(WRITTEN PROBLEM): Without the images, write out the whole listing exactly.

(PROVIDED DATA):
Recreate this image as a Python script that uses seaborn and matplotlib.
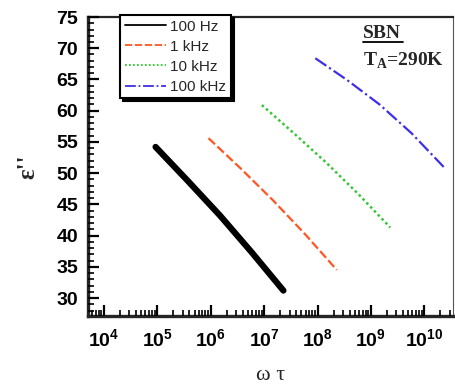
import numpy as np
import pandas as pd
import matplotlib
matplotlib.use("Agg")
import matplotlib.pyplot as plt
import matplotlib.ticker as mticker
from matplotlib.lines import Line2D
import seaborn as sns

# values
labels = ["100 Hz", "1 kHz", "10 kHz", "100 kHz"]
wt_100hz = [9.3e4, 3.7e5, 1.5e6, 5.9e6, 2.3e7]
eps_100hz = [54.2, 48.8, 43.2, 37.3, 31.2]
wt_1k = [9.1e5, 3.6e6, 1.45e7, 5.75e7, 2.3e8]
eps_1k = [55.6, 50.8, 45.7, 40.3, 34.5]
wt_10k = [9.1e6, 3.6e7, 1.45e8, 5.75e8, 2.3e9]
eps_10k = [60.9, 56.4, 51.7, 46.7, 41.3]
wt_100k = [9.1e7, 3.6e8, 1.45e9, 5.75e9, 2.3e10]
eps_100k = [68.4, 64.9, 61.0, 56.4, 51.0]

colors = ["black", "#FF5522", "#33C533", "#3F2FE8"]
styles = ["-", (0, (4, 1.5)), (0, (1, 1.2)), (0, (6, 1.5, 1, 1.5))]
widths = [4.5, 1.6, 1.8, 1.6]

sns.set_style("ticks")
plt.rcParams["mathtext.fontset"] = "custom"
plt.rcParams["mathtext.bf"] = "Liberation Sans:bold"
plt.rcParams["mathtext.rm"] = "Liberation Serif:bold"

fig, ax = plt.subplots(figsize=(4.55, 3.87), dpi=100)
fig.subplots_adjust(left=0.193, right=0.996, bottom=0.183, top=0.956)

series = [(wt_100hz, eps_100hz), (wt_1k, eps_1k), (wt_10k, eps_10k), (wt_100k, eps_100k)]
for (x, y), lab, c, ls, lw in zip(series, labels, colors, styles, widths):
    df = pd.DataFrame({"wt": x, "eps": y})
    sns.lineplot(data=df, x="wt", y="eps", ax=ax, color=c, linestyle=ls,
                 linewidth=lw, label=lab)

ax.set_xscale("log")
ax.set_xlim(10 ** 3.70, 10 ** 10.54)
ax.set_ylim(27.1, 75)

ax.xaxis.set_major_locator(mticker.FixedLocator([10.0 ** k for k in range(4, 11)]))
ax.xaxis.set_minor_locator(mticker.LogLocator(base=10, subs=np.arange(2, 10), numticks=100))
ax.xaxis.set_minor_formatter(mticker.NullFormatter())
ax.xaxis.set_major_formatter(mticker.FuncFormatter(
    lambda v, p: r"$\mathbf{10^{%d}}$" % round(np.log10(v))))
ax.yaxis.set_major_locator(mticker.MultipleLocator(5))
ax.yaxis.set_minor_locator(mticker.MultipleLocator(1))
ax.yaxis.set_major_formatter(mticker.FormatStrFormatter("%d"))

ax.spines["left"].set_linewidth(2.4)
ax.spines["bottom"].set_linewidth(2.4)
ax.spines["top"].set_linewidth(1.6)
ax.spines["right"].set_linewidth(0.8)
ax.spines["right"].set_color("#555555")
for s in ax.spines.values():
    s.set_visible(True)

ax.set_xlabel("ω τ", fontfamily="Liberation Serif", fontsize=16, labelpad=11)
ax.set_ylabel("ε''", fontfamily="Liberation Serif", fontweight="bold", fontsize=18,
              labelpad=12)

leg = ax.legend(loc="upper left", bbox_to_anchor=(0.088, 1.007), borderaxespad=0,
                fancybox=False, shadow={"color": "black", "alpha": 1},
                prop={"family": "Liberation Sans", "size": 11},
                handlelength=2.7, handletextpad=0.3, labelspacing=0.4,
                borderpad=0.3, framealpha=1)
leg.get_frame().set_edgecolor("black")
leg.get_frame().set_linewidth(1.5)
for h in leg.get_lines():
    h.set_linewidth(1.3)

ax.text(0.752, 0.945, "SBN", transform=ax.transAxes, fontfamily="Liberation Serif",
        fontweight="bold", fontsize=14, va="center", ha="left")
ax.add_line(Line2D([0.752, 0.862], [0.915, 0.915], transform=ax.transAxes,
                   color="black", linewidth=1.3))
ax.text(0.752, 0.855, r"T$_\mathrm{A}$=290K", transform=ax.transAxes,
        fontfamily="Liberation Serif", fontweight="bold", fontsize=14,
        va="center", ha="left")

# ticks last, pointing into the plot
ax.set_axisbelow(False)
ax.tick_params(axis="both", which="major", direction="in", length=8, width=1.6,
               color="black", labelsize=14, labelcolor="black",
               bottom=True, left=True, top=False, right=False)
ax.tick_params(axis="both", which="minor", direction="in", length=4.5, width=1.2,
               color="black", bottom=True, left=True, top=False, right=False)
ax.tick_params(axis="x", which="major", pad=9)
ax.tick_params(axis="y", which="major", pad=7)
for t in ax.get_yticklabels():
    t.set_fontfamily("Liberation Sans")
    t.set_fontweight("bold")

fig.savefig("out.png", dpi=100)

(WRITTEN ANSWER):
Recreate this image as a Python script that uses seaborn and matplotlib.
import numpy as np
import pandas as pd
import matplotlib
matplotlib.use("Agg")
import matplotlib.pyplot as plt
import matplotlib.ticker as mticker
from matplotlib.lines import Line2D
import seaborn as sns

# values
labels = ["100 Hz", "1 kHz", "10 kHz", "100 kHz"]
wt_100hz = [9.3e4, 3.7e5, 1.5e6, 5.9e6, 2.3e7]
eps_100hz = [54.2, 48.8, 43.2, 37.3, 31.2]
wt_1k = [9.1e5, 3.6e6, 1.45e7, 5.75e7, 2.3e8]
eps_1k = [55.6, 50.8, 45.7, 40.3, 34.5]
wt_10k = [9.1e6, 3.6e7, 1.45e8, 5.75e8, 2.3e9]
eps_10k = [60.9, 56.4, 51.7, 46.7, 41.3]
wt_100k = [9.1e7, 3.6e8, 1.45e9, 5.75e9, 2.3e10]
eps_100k = [68.4, 64.9, 61.0, 56.4, 51.0]

colors = ["black", "#FF5522", "#33C533", "#3F2FE8"]
styles = ["-", (0, (4, 1.5)), (0, (1, 1.2)), (0, (6, 1.5, 1, 1.5))]
widths = [4.5, 1.6, 1.8, 1.6]

sns.set_style("ticks")
plt.rcParams["mathtext.fontset"] = "custom"
plt.rcParams["mathtext.bf"] = "Liberation Sans:bold"
plt.rcParams["mathtext.rm"] = "Liberation Serif:bold"

fig, ax = plt.subplots(figsize=(4.55, 3.87), dpi=100)
fig.subplots_adjust(left=0.193, right=0.996, bottom=0.183, top=0.956)

series = [(wt_100hz, eps_100hz), (wt_1k, eps_1k), (wt_10k, eps_10k), (wt_100k, eps_100k)]
for (x, y), lab, c, ls, lw in zip(series, labels, colors, styles, widths):
    df = pd.DataFrame({"wt": x, "eps": y})
    sns.lineplot(data=df, x="wt", y="eps", ax=ax, color=c, linestyle=ls,
                 linewidth=lw, label=lab)

ax.set_xscale("log")
ax.set_xlim(10 ** 3.70, 10 ** 10.54)
ax.set_ylim(27.1, 75)

ax.xaxis.set_major_locator(mticker.FixedLocator([10.0 ** k for k in range(4, 11)]))
ax.xaxis.set_minor_locator(mticker.LogLocator(base=10, subs=np.arange(2, 10), numticks=100))
ax.xaxis.set_minor_formatter(mticker.NullFormatter())
ax.xaxis.set_major_formatter(mticker.FuncFormatter(
    lambda v, p: r"$\mathbf{10^{%d}}$" % round(np.log10(v))))
ax.yaxis.set_major_locator(mticker.MultipleLocator(5))
ax.yaxis.set_minor_locator(mticker.MultipleLocator(1))
ax.yaxis.set_major_formatter(mticker.FormatStrFormatter("%d"))

ax.spines["left"].set_linewidth(2.4)
ax.spines["bottom"].set_linewidth(2.4)
ax.spines["top"].set_linewidth(1.6)
ax.spines["right"].set_linewidth(0.8)
ax.spines["right"].set_color("#555555")
for s in ax.spines.values():
    s.set_visible(True)

ax.set_xlabel("ω τ", fontfamily="Liberation Serif", fontsize=16, labelpad=11)
ax.set_ylabel("ε''", fontfamily="Liberation Serif", fontweight="bold", fontsize=18,
              labelpad=12)

leg = ax.legend(loc="upper left", bbox_to_anchor=(0.088, 1.007), borderaxespad=0,
                fancybox=False, shadow={"color": "black", "alpha": 1},
                prop={"family": "Liberation Sans", "size": 11},
                handlelength=2.7, handletextpad=0.3, labelspacing=0.4,
                borderpad=0.3, framealpha=1)
leg.get_frame().set_edgecolor("black")
leg.get_frame().set_linewidth(1.5)
for h in leg.get_lines():
    h.set_linewidth(1.3)

ax.text(0.752, 0.945, "SBN", transform=ax.transAxes, fontfamily="Liberation Serif",
        fontweight="bold", fontsize=14, va="center", ha="left")
ax.add_line(Line2D([0.752, 0.862], [0.915, 0.915], transform=ax.transAxes,
                   color="black", linewidth=1.3))
ax.text(0.752, 0.855, r"T$_\mathrm{A}$=290K", transform=ax.transAxes,
        fontfamily="Liberation Serif", fontweight="bold", fontsize=14,
        va="center", ha="left")

# ticks last, pointing into the plot
ax.set_axisbelow(False)
ax.tick_params(axis="both", which="major", direction="in", length=8, width=1.6,
               color="black", labelsize=14, labelcolor="black",
               bottom=True, left=True, top=False, right=False)
ax.tick_params(axis="both", which="minor", direction="in", length=4.5, width=1.2,
               color="black", bottom=True, left=True, top=False, right=False)
ax.tick_params(axis="x", which="major", pad=9)
ax.tick_params(axis="y", which="major", pad=7)
for t in ax.get_yticklabels():
    t.set_fontfamily("Liberation Sans")
    t.set_fontweight("bold")

fig.savefig("out.png", dpi=100)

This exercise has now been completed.